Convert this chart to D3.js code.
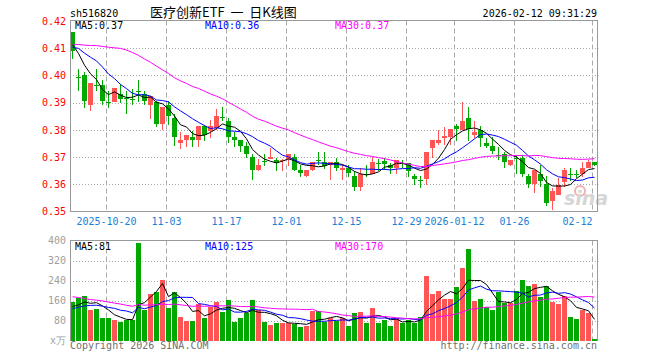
<!DOCTYPE html>
<html>
<head>
<meta charset="utf-8">
<script src="https://cdn.jsdelivr.net/npm/d3@7"></script>
<style>
  body { margin: 0; background: #fff; }
  text { font-family: "DejaVu Sans Mono", "Liberation Mono", monospace; font-size: 10px; }
</style>
</head>
<body>
<svg id="chart" width="660" height="360"></svg>
<script>
// trading days shown (10-10 .. 02-12)
const dates = [
  '2025-10-10','2025-10-13','2025-10-14','2025-10-15','2025-10-16','2025-10-17','2025-10-20','2025-10-21',
  '2025-10-22','2025-10-23','2025-10-24','2025-10-27','2025-10-28','2025-10-29','2025-10-30','2025-10-31',
  '2025-11-03','2025-11-04','2025-11-05','2025-11-06','2025-11-07','2025-11-10','2025-11-11','2025-11-12',
  '2025-11-13','2025-11-14','2025-11-17','2025-11-18','2025-11-19','2025-11-20','2025-11-21','2025-11-24',
  '2025-11-25','2025-11-26','2025-11-27','2025-11-28','2025-12-01','2025-12-02','2025-12-03','2025-12-04',
  '2025-12-05','2025-12-08','2025-12-09','2025-12-10','2025-12-11','2025-12-12','2025-12-15','2025-12-16',
  '2025-12-17','2025-12-18','2025-12-19','2025-12-22','2025-12-23','2025-12-24','2025-12-25','2025-12-26',
  '2025-12-29','2025-12-30','2025-12-31','2026-01-05','2026-01-06','2026-01-07','2026-01-08','2026-01-09',
  '2026-01-12','2026-01-13','2026-01-14','2026-01-15','2026-01-16','2026-01-19','2026-01-20','2026-01-21',
  '2026-01-22','2026-01-23','2026-01-26','2026-01-27','2026-01-28','2026-01-29','2026-01-30','2026-02-02',
  '2026-02-03','2026-02-04','2026-02-05','2026-02-06','2026-02-09','2026-02-10','2026-02-11','2026-02-12'
];

const open = [
  0.416,0.3993,0.400,0.3892,0.3964,0.3964,0.3902,0.3902,0.3932,0.3917,0.3913,0.3944,0.3932,0.3892,0.3902,0.3821,
  0.3892,0.3843,0.3752,0.3763,0.3773,0.3763,0.3814,0.3794,0.3806,0.3848,0.3831,0.3774,0.3762,0.374,0.3701,0.3652,
  0.3686,0.3693,0.3691,0.3684,0.3693,0.370,0.3652,0.3632,0.3654,0.3691,0.3681,0.3671,0.3681,0.3654,0.3659,0.3629,
  0.359,0.3639,0.3639,0.3679,0.3684,0.3671,0.3659,0.3679,0.368,0.3629,0.3615,0.362,0.3733,0.3752,0.377,0.3772,
  0.3814,0.3801,0.3843,0.3782,0.3799,0.375,0.374,0.3708,0.3711,0.3671,0.3696,0.3696,0.3629,0.360,0.3639,0.360,
  0.3539,0.3561,0.361,0.3639,0.3639,0.3639,0.3659,0.3681
];
const high = [
  0.416,0.4024,0.4013,0.3972,0.4024,0.3982,0.3942,0.3954,0.3969,0.3942,0.3951,0.3985,0.3944,0.3923,0.3907,0.3885,
  0.3907,0.3858,0.3792,0.3781,0.3794,0.3814,0.3819,0.3836,0.3875,0.3885,0.3843,0.3792,0.3762,0.3757,0.3713,0.3692,
  0.3711,0.3733,0.3698,0.3693,0.3711,0.3711,0.3671,0.3654,0.3681,0.372,0.372,0.3681,0.3698,0.3676,0.3671,0.3647,
  0.3661,0.3671,0.3701,0.3693,0.3698,0.3679,0.3691,0.3688,0.368,0.3639,0.3629,0.372,0.3762,0.3801,0.3811,0.3803,
  0.3821,0.3902,0.3883,0.3831,0.3814,0.377,0.3774,0.3738,0.372,0.3691,0.3708,0.3708,0.3639,0.3652,0.3671,0.3629,
  0.3588,0.3622,0.3659,0.3661,0.3652,0.3681,0.3691,0.3681
];
const low = [
  0.406,0.3942,0.388,0.387,0.3942,0.389,0.388,0.3902,0.3899,0.3859,0.389,0.3902,0.389,0.3841,0.3809,0.380,
  0.3819,0.3739,0.373,0.3738,0.3738,0.3738,0.376,0.377,0.380,0.3831,0.3751,0.3738,0.3718,0.3696,0.3616,0.3649,
  0.3669,0.3693,0.3649,0.3649,0.3669,0.3649,0.3627,0.3627,0.3649,0.3671,0.3657,0.3616,0.3649,0.3616,0.3627,0.3575,
  0.3575,0.3627,0.3639,0.3649,0.3652,0.3639,0.3639,0.3659,0.3627,0.3598,0.3588,0.3598,0.3696,0.3745,0.3745,0.3745,
  0.376,0.3801,0.376,0.377,0.3738,0.3733,0.3711,0.3688,0.3659,0.3669,0.3639,0.3627,0.3588,0.3568,0.359,0.3519,
  0.3504,0.3561,0.359,0.3612,0.3622,0.3627,0.3659,0.3666
];
const close = [
  0.409,0.3993,0.3905,0.3972,0.3964,0.3905,0.3902,0.3954,0.3914,0.3917,0.3913,0.3944,0.3905,0.3923,0.3821,0.3885,
  0.3851,0.3774,0.3762,0.3781,0.3763,0.3814,0.3782,0.3814,0.3851,0.3848,0.3774,0.3762,0.374,0.3711,0.3654,0.3671,
  0.3686,0.3701,0.368,0.3688,0.3711,0.3653,0.3642,0.3654,0.3681,0.3691,0.3669,0.3681,0.3661,0.3661,0.3642,0.359,
  0.3639,0.3639,0.3681,0.3679,0.3676,0.3659,0.3691,0.3679,0.3647,0.362,0.3615,0.372,0.3762,0.3762,0.3779,0.3803,
  0.3804,0.3831,0.3804,0.3792,0.377,0.374,0.3723,0.3708,0.3681,0.3691,0.3696,0.3639,0.360,0.3652,0.3612,0.3531,
  0.3575,0.3598,0.3652,0.3639,0.3639,0.3659,0.3681,0.3671
];
// volume, 万
const volume = [
  156,172,179,123,127,91,91,83,75,83,84,392,123,187,195,243,
  131,195,96,80,80,147,91,136,155,115,163,75,91,112,163,123,
  75,64,71,72,70,68,55,58,118,118,76,89,80,91,59,111,
  115,71,131,71,83,59,85,72,83,72,95,259,187,199,167,167,
  215,291,367,159,167,135,123,195,151,151,199,243,219,227,175,219,
  155,147,179,95,87,123,111,7
];
// sessions before the window, only feed the moving averages
const prevClose = [
  0.396,0.398,0.401,0.397,0.400,0.399,0.402,0.398,
  0.410,0.418,0.426,0.431,0.428,0.425,0.429,0.426,0.424,
  0.410,0.407,0.409,0.404,0.408,0.412,0.410,0.413,0.416,0.412,0.413,0.407
];
const prevVolume = [
  260,310,240,200,180,230,210,190,230,200,
  180,210,150,160,190,170,150,180,160,180,
  110,130,100,120,130,140,120,150,114
];

const tickDates = ['2025-10-20','2025-11-03','2025-11-17','2025-12-01','2025-12-15','2025-12-29','2026-01-12','2026-01-26','2026-02-12'];
const tickLabels = ['2025-10-20','11-03','11-17','12-01','12-15','12-29','2026-01-12','01-26','02-12'];
const priceTicks = [0.35,0.36,0.37,0.38,0.39,0.40,0.41,0.42];
const volTicks = [0,80,160,240,320,400];
const maDays = [5,10,30];
const priceMaText = ['0.37','0.36','0.37'];
const volMaText = ['81','125','170'];

const maColors = ['#000000','#0000ff','#ff00ff'];
const upColor = '#ff5555';
const downColor = '#00a800';
const gridColor = '#aaaaaa';
const frameColor = '#999999';

const left = 70, right = 597.5;
const priceTop = 20.5, priceBottom = 211.5;
const volTop = 240.5, volBottom = 340.5;

const svg = d3.select('#chart');

// index -> left edge of its 6px slot
const xi = d3.scaleLinear().domain([0, dates.length]).range([left, left + dates.length * 6]);
const cx = i => xi(i) + 2.5;
const yPrice = d3.scaleLinear().domain([0.35, 0.42]).range([priceBottom, priceTop + 0.5]);
const yVol = d3.scaleLinear().domain([0, 400]).range([volBottom, volTop]);

const movingAvg = (prev, arr, n) => {
  const all = prev.concat(arr);
  return arr.map((d, i) => d3.mean(all.slice(prev.length + i - n + 1, prev.length + i + 1)));
};

const tickIdx = tickDates.map(d => dates.indexOf(d));

// header
svg.append('text').attr('x', left).attr('y', 17).attr('fill', '#000').text('sh516820');
svg.append('text').attr('x', 150).attr('y', 17)
  .style('font-family', '"Noto Sans CJK SC", sans-serif').style('font-size', '13px')
  .style('white-space', 'pre')
  .attr('fill', '#000').text('医疗创新ETF  一  日K线图');
svg.append('text').attr('x', right - 0.5).attr('y', 17).attr('text-anchor', 'end')
  .attr('fill', '#000').text('2026-02-12 09:31:29');

const drawPanel = (top, bottom, yScale, gridVals) => {
  const g = svg.append('g');
  g.selectAll('.hgrid').data(gridVals).enter().append('line')
    .attr('x1', left).attr('x2', right + 1)
    .attr('y1', d => Math.round(yScale(d)) + 0.5).attr('y2', d => Math.round(yScale(d)) + 0.5)
    .attr('stroke', gridColor).attr('stroke-dasharray', '1,2');
  g.selectAll('.vgrid').data(tickIdx).enter().append('line')
    .attr('x1', d => xi(d) + 0.5).attr('x2', d => xi(d) + 0.5)
    .attr('y1', top).attr('y2', bottom)
    .attr('stroke', gridColor).attr('stroke-dasharray', '5,3');
  return g;
};

// price panel
drawPanel(priceTop, priceBottom, yPrice, [0.36,0.37,0.38,0.39,0.40,0.41]);

// sina watermark
svg.append('circle').attr('cx', 580).attr('cy', 191).attr('r', 5)
  .attr('fill', 'none').attr('stroke', '#f2b0b0').attr('stroke-width', 2);
svg.append('text').attr('x', 564).attr('y', 205)
  .style('font-family', '"DejaVu Sans", sans-serif').style('font-size', '19px')
  .style('font-style', 'italic').style('font-weight', 'bold')
  .attr('fill', '#d6d6d6').text('sina');

const candles = svg.append('g').attr('shape-rendering', 'crispEdges');
const idx = d3.range(dates.length);
const colorOf = i => close[i] > open[i] ? upColor : downColor;

candles.selectAll('.wick').data(idx).enter().append('line')
  .attr('x1', i => cx(i)).attr('x2', i => cx(i))
  .attr('y1', i => yPrice(high[i])).attr('y2', i => yPrice(low[i]))
  .attr('stroke', colorOf);
candles.selectAll('.body').data(idx).enter().append('rect')
  .attr('x', i => xi(i))
  .attr('y', i => yPrice(Math.max(open[i], close[i])))
  .attr('width', 5)
  .attr('height', i => Math.max(1, Math.abs(yPrice(open[i]) - yPrice(close[i]))))
  .attr('fill', colorOf);

const maLine = yScale => d3.line().x((d, i) => cx(i)).y(d => yScale(d));
maDays.forEach((n, k) => {
  svg.append('path').attr('d', maLine(yPrice)(movingAvg(prevClose, close, n)))
    .attr('fill', 'none').attr('stroke', maColors[k]).attr('stroke-width', 1);
});

// frame + axes
svg.append('path')
  .attr('d', `M${left + 0.5},${priceTop}H${right}V${priceBottom}H${left + 0.5}Z`)
  .attr('fill', 'none').attr('stroke', frameColor).attr('shape-rendering', 'crispEdges');

const yAxis = svg.append('g').attr('transform', `translate(${left},0)`)
  .call(d3.axisLeft(yPrice).tickValues(priceTicks).tickFormat(d3.format('.2f')).tickSize(0).tickPadding(4));
yAxis.select('.domain').remove();
yAxis.selectAll('text').attr('fill', '#ff0000').style('font-size', '10px').style('font-family', null);

const xAxis = svg.append('g').attr('transform', `translate(0,${priceBottom})`)
  .call(d3.axisBottom(xi).tickValues(tickIdx).tickFormat((d, i) => tickLabels[i]).tickSize(0).tickPadding(6));
xAxis.select('.domain').remove();
xAxis.selectAll('text').attr('fill', '#1a7fd6').style('font-size', '10px').style('font-family', null)
  .attr('text-anchor', (d, i) => i === tickIdx.length - 1 ? 'end' : 'middle');

maDays.forEach((n, k) => {
  svg.append('text').attr('x', 75 + k * 130).attr('y', 29).attr('fill', maColors[k])
    .text(`MA${n}:${priceMaText[k]}`);
});

// volume panel
drawPanel(volTop, volBottom, yVol, [80,160,240,320]);

svg.append('g').attr('shape-rendering', 'crispEdges')
  .selectAll('rect').data(idx).enter().append('rect')
  .attr('x', i => xi(i))
  .attr('y', i => yVol(volume[i]))
  .attr('width', 5)
  .attr('height', i => volBottom - yVol(volume[i]))
  .attr('fill', colorOf);

maDays.forEach((n, k) => {
  svg.append('path').attr('d', maLine(yVol)(movingAvg(prevVolume, volume, n)))
    .attr('fill', 'none').attr('stroke', maColors[k]).attr('stroke-width', 1);
});

svg.append('path')
  .attr('d', `M${left + 0.5},${volBottom}V${volTop}H${right}V${volBottom}`)
  .attr('fill', 'none').attr('stroke', frameColor).attr('shape-rendering', 'crispEdges');

const vAxis = svg.append('g').attr('transform', `translate(${left},0)`)
  .call(d3.axisLeft(yVol).tickValues(volTicks).tickFormat(d => d === 0 ? 'x万' : d).tickSize(0).tickPadding(4));
vAxis.select('.domain').remove();
vAxis.selectAll('text').attr('fill', '#a0a0a0').style('font-size', '10px').style('font-family', null);

maDays.forEach((n, k) => {
  svg.append('text').attr('x', 75 + k * 130).attr('y', 250).attr('fill', maColors[k])
    .text(`MA${n}:${volMaText[k]}`);
});

// footer
svg.append('text').attr('x', left).attr('y', 349).attr('fill', '#707070').text('Copyright 2026 SINA.COM');
svg.append('text').attr('x', right - 0.5).attr('y', 349).attr('text-anchor', 'end')
  .attr('fill', '#707070').text('http://finance.sina.com.cn');
</script>
</body>
</html>
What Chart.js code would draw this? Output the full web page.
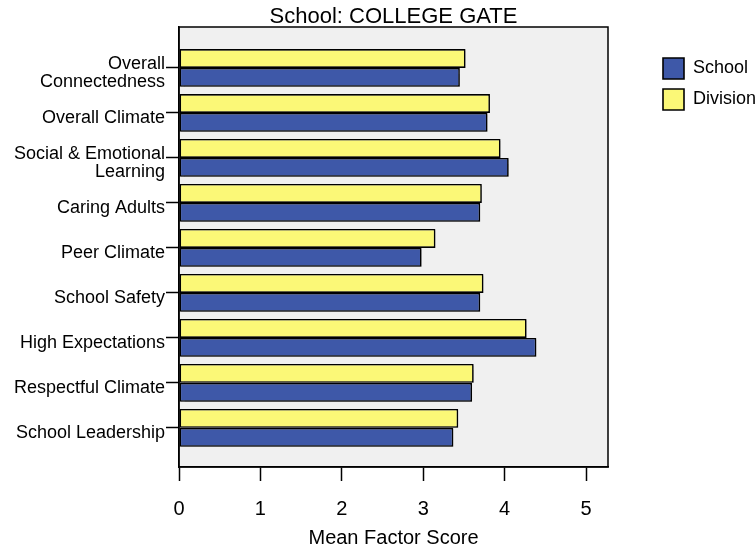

┄┄┄┄┄┄┄┄┄┄┄┄┄┄┄┄┄┄┄┄

• What you will do: Tally the lines above containing "this". Answer with the count only.

• Response below: 2